[START]

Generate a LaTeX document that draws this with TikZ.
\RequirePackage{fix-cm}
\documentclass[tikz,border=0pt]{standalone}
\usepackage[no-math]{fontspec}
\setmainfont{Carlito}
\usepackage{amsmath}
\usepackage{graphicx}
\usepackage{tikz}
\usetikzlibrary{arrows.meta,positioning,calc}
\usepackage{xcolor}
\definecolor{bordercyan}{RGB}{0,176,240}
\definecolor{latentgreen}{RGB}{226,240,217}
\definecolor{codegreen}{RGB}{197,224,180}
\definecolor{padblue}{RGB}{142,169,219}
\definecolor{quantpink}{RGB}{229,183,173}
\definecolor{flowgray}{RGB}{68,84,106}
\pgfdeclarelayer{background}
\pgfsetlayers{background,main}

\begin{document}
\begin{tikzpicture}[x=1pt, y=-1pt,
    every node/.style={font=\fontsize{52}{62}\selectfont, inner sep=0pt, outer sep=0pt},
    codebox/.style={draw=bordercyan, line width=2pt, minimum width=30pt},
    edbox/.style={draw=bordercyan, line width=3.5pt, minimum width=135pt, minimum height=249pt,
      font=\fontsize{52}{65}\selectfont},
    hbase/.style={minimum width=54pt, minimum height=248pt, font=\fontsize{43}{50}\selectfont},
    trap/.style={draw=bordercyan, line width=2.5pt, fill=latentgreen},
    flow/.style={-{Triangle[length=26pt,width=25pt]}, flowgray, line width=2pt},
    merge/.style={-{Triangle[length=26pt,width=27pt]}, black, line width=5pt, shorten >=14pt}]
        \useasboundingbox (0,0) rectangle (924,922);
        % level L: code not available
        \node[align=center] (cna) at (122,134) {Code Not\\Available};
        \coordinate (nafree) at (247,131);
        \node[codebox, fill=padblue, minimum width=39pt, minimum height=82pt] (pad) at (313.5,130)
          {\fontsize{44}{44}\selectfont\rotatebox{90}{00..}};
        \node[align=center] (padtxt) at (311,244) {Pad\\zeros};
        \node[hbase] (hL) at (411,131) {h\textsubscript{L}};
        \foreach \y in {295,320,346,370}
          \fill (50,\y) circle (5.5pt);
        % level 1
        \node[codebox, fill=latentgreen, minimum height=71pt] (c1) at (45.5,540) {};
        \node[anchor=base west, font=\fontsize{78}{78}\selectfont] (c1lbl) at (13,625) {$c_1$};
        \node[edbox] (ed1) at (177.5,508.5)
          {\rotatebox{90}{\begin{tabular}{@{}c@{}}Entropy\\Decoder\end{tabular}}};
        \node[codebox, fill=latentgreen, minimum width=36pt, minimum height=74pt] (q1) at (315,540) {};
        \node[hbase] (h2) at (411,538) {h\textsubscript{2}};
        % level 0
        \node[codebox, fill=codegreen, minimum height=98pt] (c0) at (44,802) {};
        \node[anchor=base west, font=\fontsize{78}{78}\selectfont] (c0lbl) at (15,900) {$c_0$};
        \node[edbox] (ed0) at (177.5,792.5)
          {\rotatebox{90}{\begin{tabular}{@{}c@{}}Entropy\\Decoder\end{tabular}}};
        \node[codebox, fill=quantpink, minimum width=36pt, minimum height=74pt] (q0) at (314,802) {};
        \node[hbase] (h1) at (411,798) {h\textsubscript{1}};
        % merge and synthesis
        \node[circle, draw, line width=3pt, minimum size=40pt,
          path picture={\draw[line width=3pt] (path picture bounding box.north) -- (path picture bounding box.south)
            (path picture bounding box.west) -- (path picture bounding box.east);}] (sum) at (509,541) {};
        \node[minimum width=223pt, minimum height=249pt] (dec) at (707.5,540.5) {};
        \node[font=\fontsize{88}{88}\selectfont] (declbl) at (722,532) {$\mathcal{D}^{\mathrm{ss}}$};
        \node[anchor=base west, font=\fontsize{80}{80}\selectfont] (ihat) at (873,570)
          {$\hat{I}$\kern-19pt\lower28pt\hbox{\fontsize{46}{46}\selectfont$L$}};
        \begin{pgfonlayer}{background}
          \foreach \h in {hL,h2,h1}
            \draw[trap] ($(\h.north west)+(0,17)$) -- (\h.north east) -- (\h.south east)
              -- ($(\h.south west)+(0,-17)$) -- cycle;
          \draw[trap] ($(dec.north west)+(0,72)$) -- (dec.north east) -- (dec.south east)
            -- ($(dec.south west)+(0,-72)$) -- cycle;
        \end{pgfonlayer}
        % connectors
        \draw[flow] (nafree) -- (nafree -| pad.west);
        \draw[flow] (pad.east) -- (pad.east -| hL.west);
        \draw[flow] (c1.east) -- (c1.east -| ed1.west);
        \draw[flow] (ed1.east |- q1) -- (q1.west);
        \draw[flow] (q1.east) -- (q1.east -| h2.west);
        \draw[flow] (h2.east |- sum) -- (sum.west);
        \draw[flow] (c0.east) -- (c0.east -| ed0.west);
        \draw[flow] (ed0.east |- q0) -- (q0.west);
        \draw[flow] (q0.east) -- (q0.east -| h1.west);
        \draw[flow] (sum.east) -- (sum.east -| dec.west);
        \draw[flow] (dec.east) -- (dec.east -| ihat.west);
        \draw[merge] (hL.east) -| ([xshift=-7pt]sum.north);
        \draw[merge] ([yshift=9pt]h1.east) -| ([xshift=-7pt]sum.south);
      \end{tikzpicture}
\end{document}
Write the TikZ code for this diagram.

[END]

• **Given problem**: Search the data for "this". Copy every matching line.

• **Task result**:
Generate a LaTeX document that draws this with TikZ.
Write the TikZ code for this diagram.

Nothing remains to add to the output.